**WRITTEN PROBLEM:** From the entries below, gather each line containing the word "Rebuild".

═════ RECORDS FOR PROCESSING

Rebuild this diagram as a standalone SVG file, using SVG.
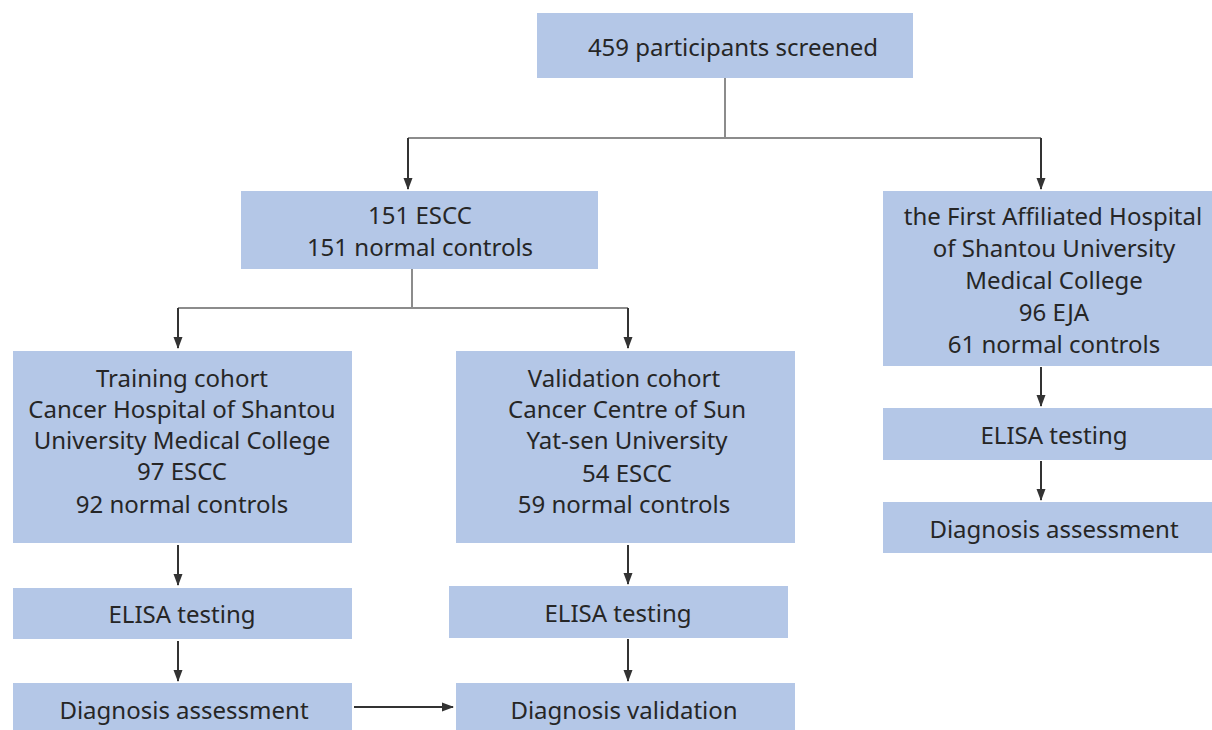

══════════
═════ RECORDS FOR PROCESSING

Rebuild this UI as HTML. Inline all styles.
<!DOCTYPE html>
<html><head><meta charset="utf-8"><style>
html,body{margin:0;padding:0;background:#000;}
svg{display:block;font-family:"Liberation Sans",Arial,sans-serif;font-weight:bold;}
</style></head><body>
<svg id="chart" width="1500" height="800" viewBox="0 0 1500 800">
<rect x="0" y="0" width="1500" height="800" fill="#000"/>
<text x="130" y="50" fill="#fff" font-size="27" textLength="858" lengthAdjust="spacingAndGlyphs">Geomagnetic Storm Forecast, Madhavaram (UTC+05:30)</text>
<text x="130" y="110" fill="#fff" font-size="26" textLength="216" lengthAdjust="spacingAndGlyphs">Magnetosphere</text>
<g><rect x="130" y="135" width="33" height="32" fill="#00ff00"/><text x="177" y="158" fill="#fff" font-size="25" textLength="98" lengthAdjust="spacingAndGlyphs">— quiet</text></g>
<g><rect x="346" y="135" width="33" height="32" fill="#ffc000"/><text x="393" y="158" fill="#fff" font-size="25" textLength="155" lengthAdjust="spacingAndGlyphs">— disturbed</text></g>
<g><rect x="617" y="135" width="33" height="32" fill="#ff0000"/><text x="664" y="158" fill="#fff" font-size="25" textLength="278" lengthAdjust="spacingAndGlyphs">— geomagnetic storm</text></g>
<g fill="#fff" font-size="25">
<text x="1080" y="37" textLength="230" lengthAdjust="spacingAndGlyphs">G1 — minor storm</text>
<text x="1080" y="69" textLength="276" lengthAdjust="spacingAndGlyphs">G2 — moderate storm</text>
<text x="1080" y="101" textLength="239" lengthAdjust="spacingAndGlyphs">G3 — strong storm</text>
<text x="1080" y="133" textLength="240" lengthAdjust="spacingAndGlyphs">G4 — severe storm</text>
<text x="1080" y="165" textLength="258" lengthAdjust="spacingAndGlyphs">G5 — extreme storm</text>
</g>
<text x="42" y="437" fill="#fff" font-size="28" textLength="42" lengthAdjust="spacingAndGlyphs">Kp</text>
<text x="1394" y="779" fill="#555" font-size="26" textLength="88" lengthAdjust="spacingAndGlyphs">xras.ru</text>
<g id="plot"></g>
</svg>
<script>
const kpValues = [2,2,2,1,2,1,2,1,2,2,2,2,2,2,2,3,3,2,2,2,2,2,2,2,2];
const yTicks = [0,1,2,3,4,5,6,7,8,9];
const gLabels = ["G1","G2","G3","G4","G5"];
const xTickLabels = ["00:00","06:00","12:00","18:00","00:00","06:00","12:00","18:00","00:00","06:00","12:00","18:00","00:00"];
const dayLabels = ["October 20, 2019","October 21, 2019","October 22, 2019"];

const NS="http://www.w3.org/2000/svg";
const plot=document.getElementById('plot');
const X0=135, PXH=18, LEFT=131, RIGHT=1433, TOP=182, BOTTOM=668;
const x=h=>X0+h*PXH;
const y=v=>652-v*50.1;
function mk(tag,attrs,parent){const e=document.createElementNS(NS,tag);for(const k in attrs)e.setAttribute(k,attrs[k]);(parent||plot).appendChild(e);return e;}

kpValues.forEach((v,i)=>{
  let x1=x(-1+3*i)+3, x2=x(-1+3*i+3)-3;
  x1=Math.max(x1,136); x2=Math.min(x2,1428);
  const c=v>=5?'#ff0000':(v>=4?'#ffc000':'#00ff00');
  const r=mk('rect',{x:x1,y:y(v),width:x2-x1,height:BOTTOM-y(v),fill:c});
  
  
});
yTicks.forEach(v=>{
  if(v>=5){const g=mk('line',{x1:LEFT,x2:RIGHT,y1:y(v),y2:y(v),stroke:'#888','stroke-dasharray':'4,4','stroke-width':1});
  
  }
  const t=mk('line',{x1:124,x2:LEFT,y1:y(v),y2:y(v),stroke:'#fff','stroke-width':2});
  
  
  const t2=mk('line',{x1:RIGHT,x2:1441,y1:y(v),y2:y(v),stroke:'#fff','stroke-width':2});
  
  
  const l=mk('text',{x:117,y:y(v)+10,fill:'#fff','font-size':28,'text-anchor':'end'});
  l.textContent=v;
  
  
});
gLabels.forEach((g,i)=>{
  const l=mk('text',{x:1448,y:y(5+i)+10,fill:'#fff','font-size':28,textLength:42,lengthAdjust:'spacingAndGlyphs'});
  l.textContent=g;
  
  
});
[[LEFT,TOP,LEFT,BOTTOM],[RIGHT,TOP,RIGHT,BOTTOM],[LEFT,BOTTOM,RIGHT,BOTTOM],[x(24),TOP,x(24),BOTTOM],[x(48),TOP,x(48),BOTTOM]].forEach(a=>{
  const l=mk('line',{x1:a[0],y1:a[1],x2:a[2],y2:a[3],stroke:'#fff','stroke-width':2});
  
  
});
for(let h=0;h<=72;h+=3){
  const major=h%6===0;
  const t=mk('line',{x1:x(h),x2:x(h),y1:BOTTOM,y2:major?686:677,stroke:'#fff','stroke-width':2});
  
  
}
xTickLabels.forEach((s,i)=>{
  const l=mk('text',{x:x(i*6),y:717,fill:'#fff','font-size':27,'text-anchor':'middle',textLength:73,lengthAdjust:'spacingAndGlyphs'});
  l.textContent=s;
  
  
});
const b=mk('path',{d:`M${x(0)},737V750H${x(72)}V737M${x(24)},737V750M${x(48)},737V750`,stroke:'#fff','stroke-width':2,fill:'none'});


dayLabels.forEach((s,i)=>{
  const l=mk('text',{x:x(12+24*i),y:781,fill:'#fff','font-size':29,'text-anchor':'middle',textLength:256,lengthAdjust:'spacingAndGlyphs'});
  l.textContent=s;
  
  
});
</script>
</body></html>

══════════
═════ RECORDS FOR PROCESSING

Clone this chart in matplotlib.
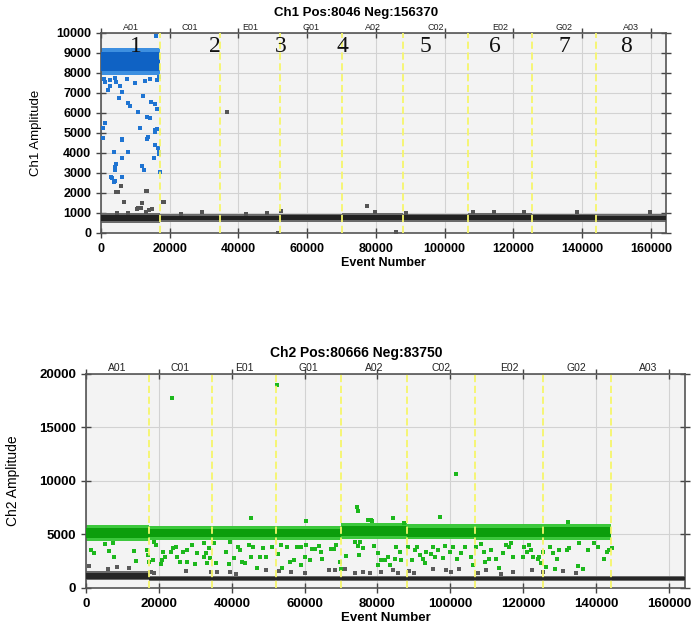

══════════

**SOLUTION TO THIS PROBLEM:**
Rebuild this diagram as a standalone SVG file, using SVG.
Rebuild this UI as HTML. Inline all styles.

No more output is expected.